Dr. O’Donnell and colleagues noted that most studies of COVID-19-associated coagulopathy published to date have been with Chinese patients.
“This is important because race and ethnicity have major effects upon thrombotic risk. In particular, epidemiological studies have shown that the incidence of venous thromboembolism (VTE) is approximately three to fourfold lower in Chinese compared to Caucasian individuals. Conversely, VTE risk is significantly higher in African-Americans compared to Caucasians,” they wrote.
Because of the lower risk of VTE in the Chinese population, thromboprophylaxis with low-molecular-weight heparin (LMWH) or other agents is less frequently used in Chinese hospitals than in hospitals with predominantly non-Asian patients, they noted.
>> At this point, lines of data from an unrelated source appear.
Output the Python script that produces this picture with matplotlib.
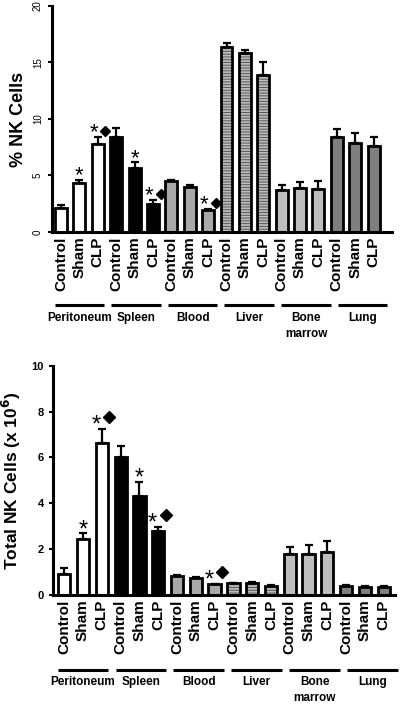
import numpy as np
import matplotlib.pyplot as plt
from matplotlib import transforms

conditions = ['Control', 'Sham', 'CLP']
tissues = ['Peritoneum', 'Spleen', 'Blood', 'Liver', 'Bone\nmarrow', 'Lung']

# % NK cells (mean, upper error)
pct_mean = [2.1, 4.35, 7.8, 8.4, 5.7, 2.5, 4.5, 4.0, 1.97,
            16.4, 15.8, 13.9, 3.7, 3.9, 3.8, 8.4, 7.9, 7.6]
pct_err = [0.25, 0.25, 0.6, 0.8, 0.45, 0.35, 0.12, 0.15, 0.08,
           0.3, 0.3, 1.1, 0.5, 0.5, 0.75, 0.7, 0.9, 0.8]

# total NK cells (x 10^6)
tot_mean = [0.92, 2.43, 6.61, 6.03, 4.33, 2.79, 0.83, 0.76, 0.47,
            0.51, 0.54, 0.41, 1.79, 1.79, 1.89, 0.39, 0.35, 0.35]
tot_err = [0.25, 0.26, 0.63, 0.45, 0.6, 0.19, 0.03, 0.03, 0.03,
           0.03, 0.03, 0.03, 0.3, 0.4, 0.45, 0.03, 0.03, 0.03]

# significance marks per bar: '*' = vs control, 'D' = vs sham
sig = ['', '*', '*D', '', '*', '*D', '', '', '*D',
       '', '', '', '', '', '', '', '', '']

tissue_colors = ['white', 'black', '#a9a9a9', '#bcbcbc', '#bebebe', '#7f7f7f']
tissue_hatch = [None, None, None, '------', None, None]

plt.rcParams['font.family'] = ['Liberation Sans', 'DejaVu Sans']
plt.rcParams['hatch.linewidth'] = 0.7

fig = plt.figure(figsize=(4, 7.04), dpi=100)
ax1 = fig.add_axes([0.13, 0.6705, 0.85, 0.321])
ax2 = fig.add_axes([0.1325, 0.1548, 0.855, 0.3257])


def draw_panel(ax, means, errs, ymax, xlim, star_fs, star_dy, dia_ms, dia_dy, dx):
    n = len(means)
    x = np.arange(n)
    fc = [tissue_colors[i // 3] for i in range(n)]
    hatches = [tissue_hatch[i // 3] for i in range(n)]
    ax.errorbar(x, means, yerr=[np.zeros(n), errs], fmt='none', ecolor='black',
                elinewidth=1.6, capsize=3.2, capthick=1.6, zorder=1)
    bars = ax.bar(x, means, width=0.65, color=fc, edgecolor='#555555', linewidth=0, zorder=2)
    for b, h in zip(bars, hatches):
        if h:
            b.set_hatch(h)
    ax.bar(x, means, width=0.65, fill=False, edgecolor='black', linewidth=2.0, zorder=3)

    for i in range(n):
        s = sig[i]
        if not s:
            continue
        top = means[i] + errs[i]
        sx = -dx[0] if 'D' in s else 0
        ax.annotate('*', xy=(i, top), xytext=(sx, star_dy), textcoords='offset points',
                    ha='center', va='baseline', fontsize=star_fs)
        if 'D' in s:
            tr = transforms.offset_copy(ax.transData, fig=fig, x=dx[1], y=dia_dy,
                                        units='points')
            ax.plot([i], [top], marker='D', ms=dia_ms, color='black', transform=tr,
                    clip_on=False, linestyle='none')

    ax.set_xlim(*xlim)
    ax.set_ylim(0, ymax)
    ax.set_xticks(x)
    ax.set_xticklabels(conditions * 6, rotation=90, fontsize=11, fontweight='bold',
                       va='top', ha='center')
    ax.tick_params(axis='x', length=0, pad=3)
    ax.tick_params(axis='y', width=1.5, length=3)
    for side in ['top', 'right']:
        ax.spines[side].set_visible(False)
    for side in ['left', 'bottom']:
        ax.spines[side].set_linewidth(2.2)

    trans = transforms.blended_transform_factory(ax.transData, ax.transAxes)
    for g, name in enumerate(tissues):
        c = 3 * g + 1 + 0.08 * g
        ax.plot([c - 1.35, c + 1.35], [-0.325, -0.325], color='black', lw=2.2,
                transform=trans, clip_on=False, solid_capstyle='butt')
        ax.text(c, -0.352, name, transform=trans, ha='center', va='top',
                fontsize=8.5, fontweight='bold', linespacing=1.45)


draw_panel(ax1, pct_mean, pct_err, 20, (-0.49, 18.0), 16, -1, 5, 4.5, (2.8, 5.5))
ax1.set_yticks([0, 5, 10, 15, 20])
ax1.tick_params(axis='y', labelrotation=90, labelsize=7)
for lab in ax1.get_yticklabels():
    lab.set_va('center')
ax1.set_ylabel('% NK Cells', fontsize=13, fontweight='bold', labelpad=4)

draw_panel(ax2, tot_mean, tot_err, 10, (-0.6, 17.6), 17, -2, 6.5, 8.5, (4.2, 5.5))
ax2.set_yticks([0, 2, 4, 6, 8, 10])
ax2.tick_params(axis='y', labelsize=8)
for lab in ax2.get_yticklabels():
    lab.set_fontweight('bold')
ax2.set_ylabel('Total NK Cells (x 10$^\\mathbf{6}$)', fontsize=12.5, fontweight='bold',
               labelpad=6)

fig.savefig('out.png', dpi=100)
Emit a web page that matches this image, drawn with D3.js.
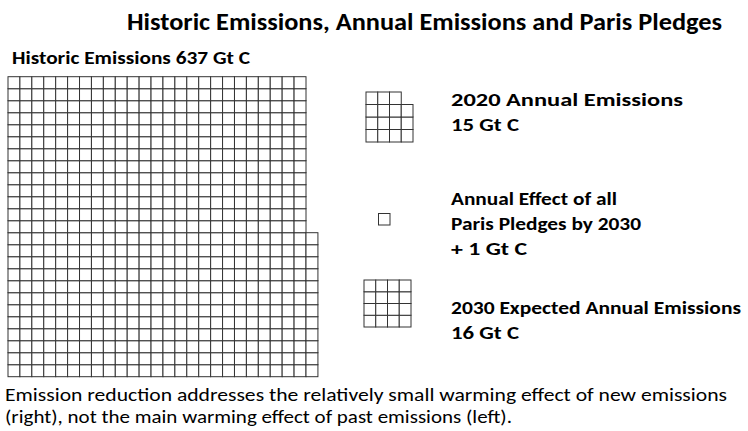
<!DOCTYPE html>
<html>
<head>
<meta charset="utf-8">
<script src="https://cdn.jsdelivr.net/npm/d3@7"></script>
<style>
  body { margin: 0; background: #fff; }
  text { font-family: Calibri, Carlito, Lato, "Noto Sans", sans-serif; fill: #000; }
</style>
</head>
<body>
<script>
// values, one square = 1 Gt C
var blockNames = ["Historic Emissions", "2020 Annual Emissions", "Annual Effect of all Paris Pledges by 2030", "2030 Expected Annual Emissions"];
var blockValues = [637, 15, 1, 16];
var blockRows = [25, 4, 1, 4]; // squares stacked per column

// label lines next to each block
var labelLines = [
  ["Historic Emissions 637 Gt C"],
  ["2020 Annual Emissions", "15 Gt C"],
  ["Annual Effect of all", "Paris Pledges by 2030", "+ 1 Gt C"],
  ["2030 Expected Annual Emissions", "16 Gt C"]
];

var titleText = "Historic Emissions, Annual Emissions and Paris Pledges";
var footerLines = [
  "Emission reduction addresses the relatively small warming effect of new emissions",
  "(right), not the main warming effect of past emissions (left)."
];

setChart();

function setChart(){

  var width = 748,
    height = 431;

  var svg = d3.select("body")
    .append("svg")
    .attr("width", width)
    .attr("height", height);

  // layout of each block: bottom-left corner and square size
  var layout = [
    {x: 8, y: 376.7, w: 11.92, h: 12},
    {x: 366, y: 142, w: 11.75, h: 12.5},
    {x: 378.5, y: 225, w: 11.5, h: 11.5},
    {x: 364, y: 327, w: 11.75, h: 11.75}
  ];

  blockValues.forEach(function(v, i){
    var L = layout[i],
      rows = blockRows[i],
      cols = Math.ceil(v / rows);

    var x = d3.scaleLinear().domain([0, cols]).range([L.x, L.x + cols * L.w]);
    var y = d3.scaleLinear().domain([0, rows]).range([L.y, L.y - rows * L.h]);

    // fill column by column, from the bottom up
    var cells = d3.range(v).map(function(k){
      return {c: Math.floor(k / rows), r: k % rows};
    });

    svg.append("g")
      .attr("class", "block")
      .selectAll("rect")
      .data(cells)
      .enter()
      .append("rect")
      .attr("x", function(d){ return x(d.c); })
      .attr("y", function(d){ return y(d.r + 1); })
      .attr("width", x(1) - x(0))
      .attr("height", y(0) - y(1))
      .attr("fill", "#fff")
      .attr("stroke", "#333")
      .attr("stroke-width", 1);
  });

  // title
  svg.append("text")
    .attr("x", 127)
    .attr("y", 30)
    .attr("font-size", 25)
    .attr("font-weight", "bold")
    .attr("textLength", 595)
    .attr("lengthAdjust", "spacingAndGlyphs")
    .text(titleText);

  // block labels
  var labelPos = [
    {x: 12, y: 64, size: 17, len: [238]},
    {x: 451, y: 106, size: 18.5, len: [232, 68]},
    {x: 451, y: 205, size: 18.5, len: [166, 190, 76]},
    {x: 451, y: 314, size: 18.5, len: [290, 68]}
  ];

  labelLines.forEach(function(lines, i){
    var P = labelPos[i];
    svg.append("g")
      .selectAll("text")
      .data(lines)
      .enter()
      .append("text")
      .attr("x", P.x)
      .attr("y", function(d, j){ return P.y + j * 25; })
      .attr("font-size", P.size)
      .attr("font-weight", "bold")
      .attr("textLength", function(d, j){ return P.len[j]; })
      .attr("lengthAdjust", "spacingAndGlyphs")
      .text(function(d){ return d; });
  });

  // footer note
  var footLen = [722, 507];
  svg.append("g")
    .selectAll("text")
    .data(footerLines)
    .enter()
    .append("text")
    .attr("x", 5)
    .attr("y", function(d, j){ return 401 + j * 22; })
    .attr("font-size", 18.5)
    .attr("textLength", function(d, j){ return footLen[j]; })
    .attr("lengthAdjust", "spacingAndGlyphs")
    .text(function(d){ return d; });
}
</script>
</body>
</html>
To see whether the were differences in coagulopathy between Chinese and white patients, the researchers enrolled 55 men and 28 women, median age 64, who were admitted to St. James Hospital with COVID-19 infections from March 13 through April 10, 2020. The cohort included 67 patients of white background, 10 of Asian ancestry, 5 of African ethnicity, and 1 of Latino/Hispanic ancestry.
Of the 83 patients, 67 had comorbidities at admission. At the time of the report, 50 patients had fully recovered and were discharged, 20 remained in the hospital, and 13 had died. In all, 50 patients were discharged without needing ICU care, 23 were admitted to the ICU, and 10 required ICU but were deemed “clinically unsuitable” for ICU admission.
Although the patients had normal prothrombin time (PT) and normal activated partial thromboplastin time (APTT), plasma d-dimer levels were significantly elevated and were above the range of normal in two-thirds of patients on admission.
Despite the increased d-dimer levels, however, there was no evidence of DIC as defined by the International Society of Thrombosis and Hemostasis Scientific and Standardization committee (ISTH SSC) guidelines. Platelet counts were in the normal range in 83.1% of patients, and only five had counts less than 100 x 109/L at admission. Fibrinogen levels were also elevated, as were C-reactive protein levels, both likely indicating an acute phase response.
“Thus, despite the fact that thrombotic risk is much higher in Caucasian patients and the significant elevated levels of d-dimers observed, overt DIC as defined according to the ISTH SSC DIC score was present in none of our COVID-19 patients at time of admission. Nevertheless, our data confirm that severe COVID-19 infection is associated with a significant coagulopathy in Caucasian patients that appears to be similar in magnitude to that previously reported in the original Chinese cohorts,” they wrote.
When they compared patients who required ICU admission for ventilator support and those who died with patients who were discharged without needing ICU support, they found that survivors were younger (median age 60.2 vs. 75.2 years), and that more critically ill patients were more likely to have comorbidities.
They also found that patients with abnormal coagulation parameters on admission were significantly more likely to have poor prognosis (P = .018), and that patients in the adverse outcomes group had significantly higher fibrinogen and CRP levels (P = .045 and .0005, respectively).
There was no significant difference in PT between the prognosis groups at admission, but by day 4 and beyond PT was a median of 13.1 vs. 12.5 seconds in the favorable outcomes groups (P = .007), and patients with poor prognosis continued to have significantly higher d-dimer levels. (P = .003)
“Cumulatively, these data support the hypothesis that COVID-19–associated coagulopathy probably contributes to the underlying pulmonary pathogenesis,” the researchers wrote.
They noted that the angiotensin converting enzyme 2 (ACE-2) receptor that COVID-19 uses to enter cells is expressed on both type II pneumocytes and vascular endothelial cells within the lung, suggesting that the coagulopathy may be related to direct pulmonary endothelial cell infection , activation, and/or damage, and to the documented cytokine storm that can affect thrombin generation and fibrin deposition within the lungs.
“In the context of this lung-centric vasculopathy, we hypothesize that the refractory acute respiratory distress syndrome phenotype observed in severe COVID-19 is due to concurrent ‘double-hit’ pathologies targeting both ventilation (V) and perfusion (Q) within the lungs where alveoli and pulmonary microvasculature exist in close anatomical juxtaposition,” they wrote.
The investigators noted that larger randomized trials will be needed to determine whether more aggressive anti-coagulation and/or targeted anti-inflammatory therapies could effectively treated PIC in patients with severe COVID-19.
The study was supported by the Wellcome Trust and the Health Research Board Health Service and the Research and Development Division, Northern Ireland. Dr. O’Donnell disclosed speakers bureau activities, advisory board participation, and research grants from multiple companies. The other doctors had no relevant conflicts of interest to disclose.